Prerequisite: ENGL-105.

ENGL 346 Journalism

Designed for students interested in journalism and those who want to improve their written communication skills. Intensive hands-on work in various aspects of news writing combined with analysis of the influence of media’s role in the world.

Prerequisite: ENGL-105.

ENGL 470 Special Topics in English

This course is offered on an occasional basis and addresses topics and themes of special interest not covered in the standard course offerings in English.

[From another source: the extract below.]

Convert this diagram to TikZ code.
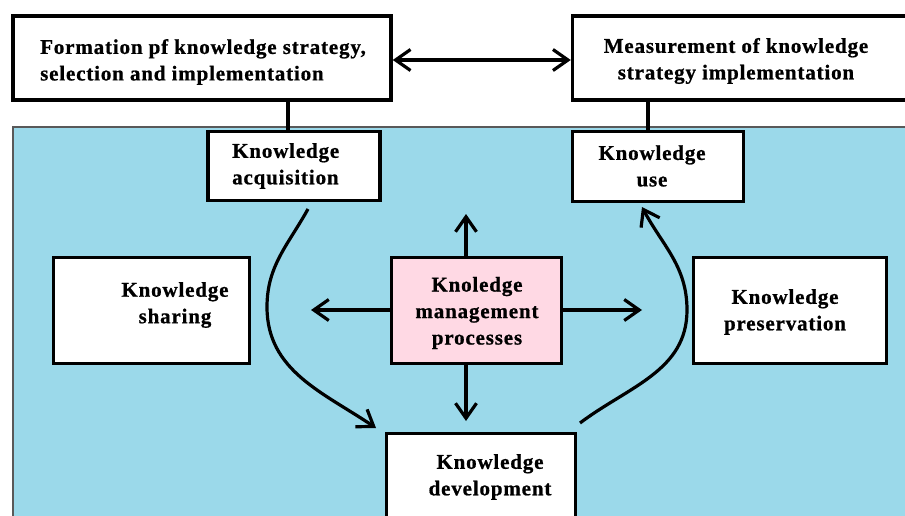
\documentclass[tikz,border=0pt]{standalone}
\usepackage{fontspec}
\setmainfont{Liberation Serif}
\newfontfamily\boxfont[LetterSpace=4,FakeBold=0.8]{Liberation Serif}
\usetikzlibrary{arrows.meta,calc}
\definecolor{bluebg}{RGB}{155,217,234}
\definecolor{pinkbox}{RGB}{255,217,228}
\tikzset{
  box/.style={draw=black,line width=3.5pt,fill=white,rectangle,inner sep=0pt},
  txt/.style={font=\boxfont\bfseries\fontsize{21}{26.5}\selectfont,inner sep=0pt,text=black},
  conn/.style={line width=3.2pt},
  arr/.style={line width=3.2pt,-{Straight Barb[length=15pt,width=21pt,line width=3.2pt]}},
  darr/.style={line width=3.2pt,{Straight Barb[length=15pt,width=21pt,line width=3.2pt]}-{Straight Barb[length=15pt,width=21pt,line width=3.2pt]}}
}
\begin{document}
\begin{tikzpicture}[x=1pt,y=1pt]
\useasboundingbox (0,0) rectangle (905,-516);
\fill[white] (0,0) rectangle (905,-516);
\fill[bluebg] (13,-127) rectangle (910,-520);
\draw[gray!70!black,line width=1.5pt] (13,-520) -- (13,-127) -- (910,-127);

% boxes
\node[box,minimum width=378pt,minimum height=84pt] (fbox) at (202,-58) {};
\node[box,minimum width=334pt,minimum height=84pt] (mbox) at (739.5,-58) {};
\node[box,minimum width=172pt,minimum height=69pt] (acq) at (294,-166) {};
\node[box,minimum width=171pt,minimum height=70pt] (use) at (658,-166.5) {};
\node[box,minimum width=196pt,minimum height=106pt] (share) at (151.5,-310.5) {};
\node[box,fill=pinkbox,minimum width=170pt,minimum height=106pt] (kmp) at (476.5,-310.5) {};
\node[box,minimum width=193pt,minimum height=106pt] (pres) at (790,-310.5) {};
\node[box,minimum width=189pt,minimum height=95pt] (dev) at (481,-481) {};

% texts
\node[txt,anchor=west,align=left] (fboxT) at (40,-62) {Formation pf knowledge strategy,\\selection and implementation};
\node[txt,align=center] (mboxT) at (736,-61) {Measurement of knowledge\\strategy implementation};
\node[txt,anchor=west,align=left] (acqT) at (232,-166) {Knowledge\\acquisition};
\node[txt,align=center] (useT) at (652,-166) {Knowledge\\use};
\node[txt,align=center] (shareT) at (175,-305) {Knowledge\\sharing};
\node[txt,align=center] (kmpT) at (477,-313) {Knoledge\\management\\processes};
\node[txt,align=center] (presT) at (785,-312) {Knowledge\\preservation};
\node[txt,align=center] (devT) at (490,-477) {Knowledge\\development};

% connectors
\draw[darr] ([yshift=-2pt]fbox.east) -- ([yshift=-2pt]fbox.east -| mbox.west);
\draw[conn] ([xshift=-6pt]acq.north) -- ([xshift=-6pt]acq.north |- fbox.south);
\draw[conn] ([xshift=-10pt]use.north) -- ([xshift=-10pt]use.north |- mbox.south);

\coordinate (kup) at (466,-214);
\coordinate (kleft) at (311,-310);
\coordinate (kright) at (642,-310);
\coordinate (kdown) at (466,-421);
\draw[arr] (kmp.north -| kup) -- (kup);
\draw[arr] (kmp.west |- kleft) -- (kleft);
\draw[arr] (kmp.east |- kright) -- (kright);
\draw[arr] (kmp.south -| kdown) -- (kdown);

\coordinate (ls) at (308,-209);
\coordinate (lm) at (267,-307);
\coordinate (le) at (376,-428);
\draw[arr] (ls) to[out=241,in=90] (lm) to[out=270,in=146] (le);
\coordinate (rs) at (580,-423);
\coordinate (rm) at (687,-310);
\coordinate (re) at (642,-207);
\draw[arr] (rs) to[out=37,in=270] (rm) to[out=90,in=298] (re);
\end{tikzpicture}
\end{document}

ENGL 214 Culture and Identity in Literature

This course focuses on study of literature through examination of the work of people bound together by their ethnicity, culture, or identity. It will look at a single subject from year to year. Among the possible subjects are: Women’s Literature, African-American Literature, Hispanic Literature, Asian, African or Latin-American Literature.

Prerequisites: ENGL-105, and ENGL-212.

ENGL 311 Significant Periods in Literature

The course examines the connections, as well as the divergences, of literature written at a particular time. Each semester will choose a particular focus. Examples include The American Renaissance, The Nineteen Twenties, The Sixties, Literature of the 21st Century.

Prerequisites: ENGL-105, and ENGL-212.

ENGL 411 Major Authors in Literature

This course will be the focused study of a single author or pair of authors. Each semester will have its own focus. The course will ask students to take an in-depth look at an author’s work, their world, their biography, and the critical reception of their work.

Prerequisites: ENGL-105, and ENGL-212.

ENGL 490 Internship in English

Students will complete an internship in order to explore opportunities in publishing, journalism, marketing, communications, education, and a variety of other fields which welcome English majors’ skills.

Prerequisites: ENGL-105, and ENGL-212.